My original purpose of this blog was to keep track of all of my "Things To Do" before my life expires. You know... stuff to do before you kick the bucket. Well people - here's my Bucket List or shall I say "Tabo" List. You only live once, so don't think twice. In addition to my "Tabo" List, you'll find me sharing how it's like to live the life of the wonderful share-bare. Happy Reading!
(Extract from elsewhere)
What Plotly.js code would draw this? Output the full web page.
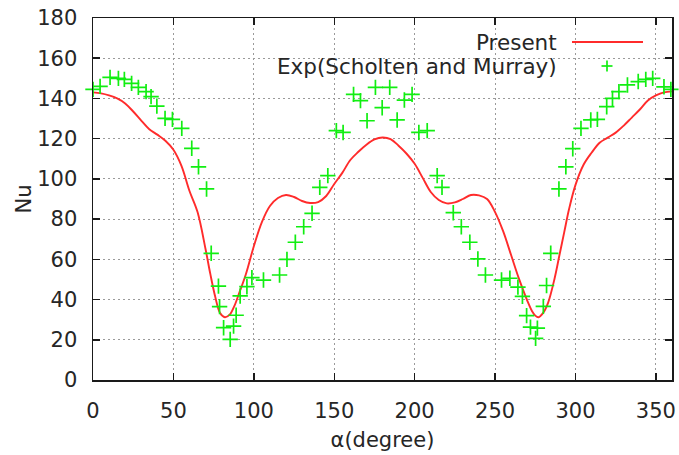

ENJOY!

(inspired by the 2007 movie, The Bucket List )

1.) Pet a Tiger Cub
2.) Hold and Wrap a Snake Around Me
3.) Raise Money for a Good Cause

4.) Run a Half Marathon
5.) Run a Full Marathon

6.) Attend an Oprah Winfrey Show

7.) Meet Drew Barrymore in Person

8.) Go Dog Sledding in the Colorado Mountains
9.) Get Rock Hard Abs

10.) Write My Own Book and/or Sitcom

11.) Be in a Professional Photo Shoot
12.) Compete in a Bus Surfing Contest
13.) Step Inside of Grand Central Station in New York
14.) Cross the Golden Gate Bridge by Foot
15.) Adopt a dog named him Chaw-Lee <--I mean, Bam

16.) Learn to Swim so I Can be a Surfer Chick

17.) Enjoy a Special Brownie

18.) Hale Down a Yellow Cab
19.) Lie in a Hammock with Someone Special
20.) Apply for a Library Card
21.) Get a Black Belt in Kenpo Karate
22.) Get Kissed by a Hottie on New Year's (Strike of Midnight)
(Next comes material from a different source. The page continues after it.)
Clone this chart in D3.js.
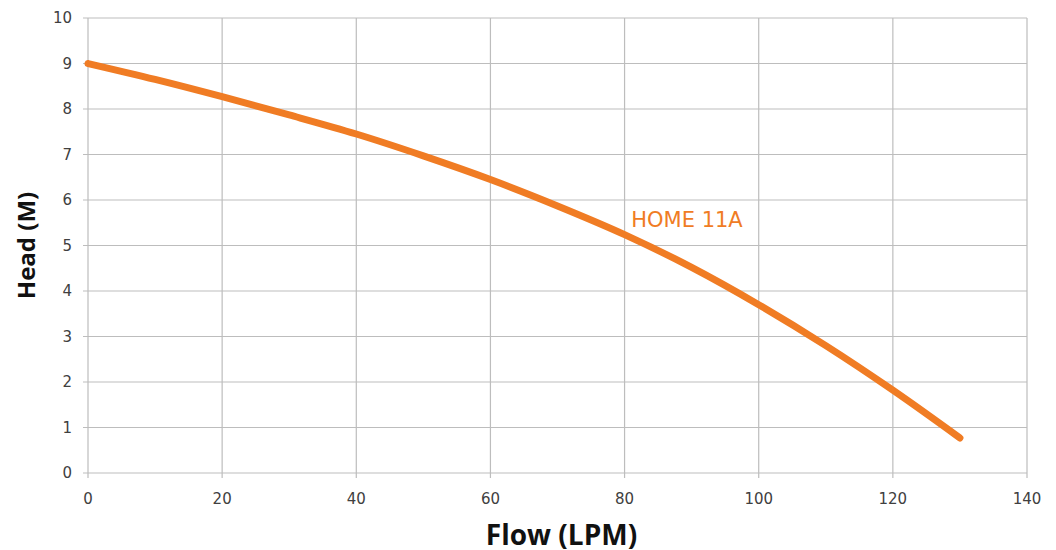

23.) Learn to be a Voice Over Artist
24.) Attend a Superbowl Game
25.) Sing the Song 'Killing Me Softly' at a Karaoke Bar
26.) Go Skinny Dipping

27.) Be on T.V.

28.) Go White Water Rafting in the American River
29.) Run up the "Rocky Steps" of the Philadelphia Museum of Art
30.) Marry Mr. Right

31.) Work Out So Hard That I Puke
32.) Go Stand Up Paddle Surfing (or Hoe he'e nalu) somewhere tropical

Saturday, April 17, 2010

Mother Flippin' Goddess You!!

I'm talking to myself.  You like that?  Ha-ha!
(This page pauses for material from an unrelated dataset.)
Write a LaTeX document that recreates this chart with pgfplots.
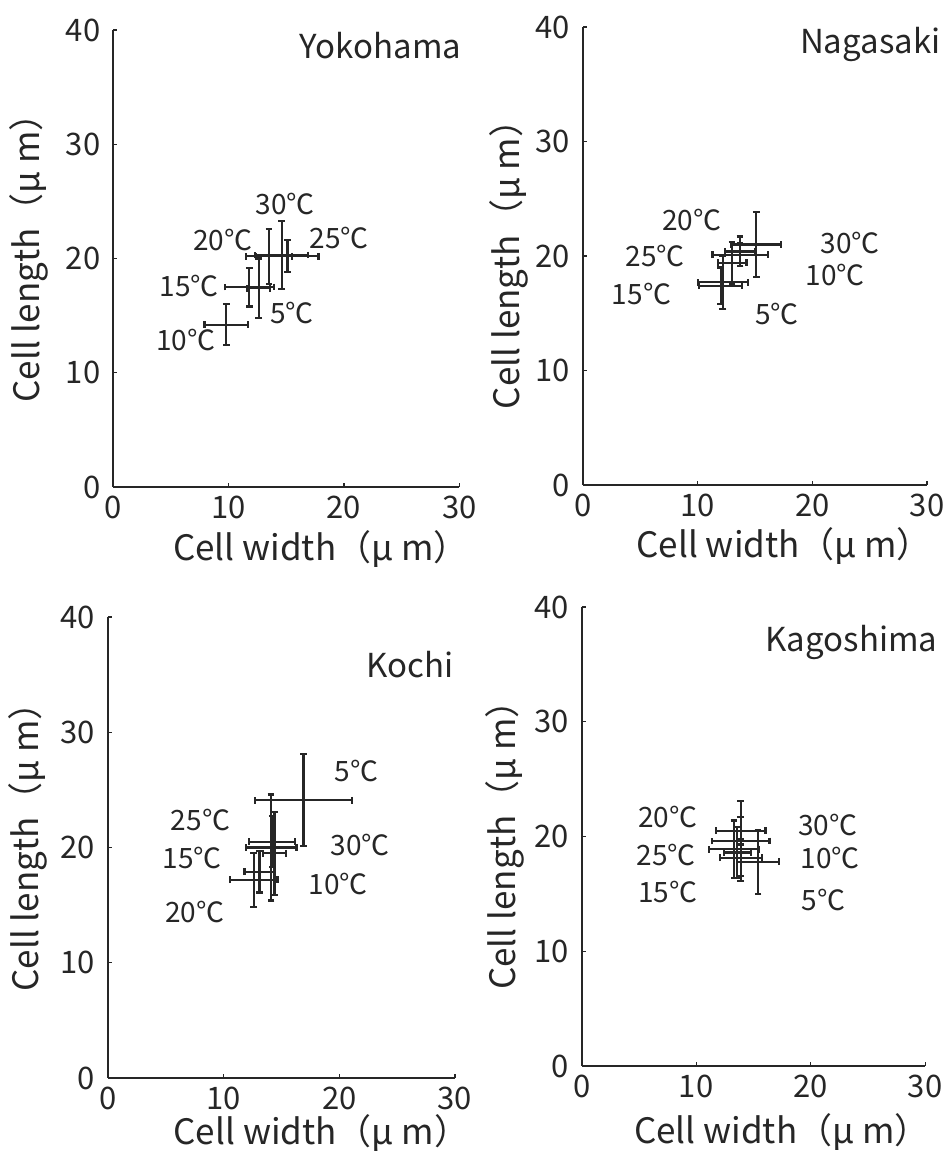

I ain't one to brag, but I'm damn proud right now.  I'm a Freakin' Mother TIRE Flippin' Goddess!  250 pounds to be exact!  This morning with TFT was my first time doing tire flips.  That huge piece of rubber intimated me from the get go.  It would always stare at me during the evening workouts at the new gym location.  Finally....I got to give it what I got and I DID IT!  I thought I needed Gary to spot me.  I waved him off and said, "Nope!  I can handle it from here.  Thanks anyways."  OK, not really.  I didn't say that.  But he stood beside me in case I needed the extra help.  It wasn't necessary.  I was pretty darn impressed with myself.  Hence, the my new temporary title of the day:  Introducing, share-bare a.k.a. "Tire Flippin' Goddess"  TFG baby, TFG!  You like that?  Ha-ha!  I do!!

So, you wonder how I did it?  I have no idea.  I was probably envisioning my dream to have a 250 lb linebacker physique type of boyfriend at the time.  6 feet tall and a few inches.  Topless with gym shorts.  Nice arms.  Nice ass.  Nice thighs.  Nice calves.  Hairy chest is optional.  Tweezed eyebrows a definite no no.  Tan is not necessary.  But, as I approached and stared down the big 250 pounder,  it all changed.  I began to realize the linebacker boyfriend I envisioned was a big time snorer!  Every time he stayed the night, he'd keep me awake with that loud ass snore.  I couldn't sleep.  I had no choice.  The only best thing to do was roll his ass off the bed.  That I did.  Over and over again.  20 times to be exact.  Take that, take that, TAKE that!  After the 20th time, I called it quits and broke up with him.  He cried.  Who wouldn't though, right?!  Ha-ha!  You like that analogy?  I'm a dork.  But the fact of the matter is that I'm a TFG.  Tire Flippin' Goddess!  All day (today) baby!  All day!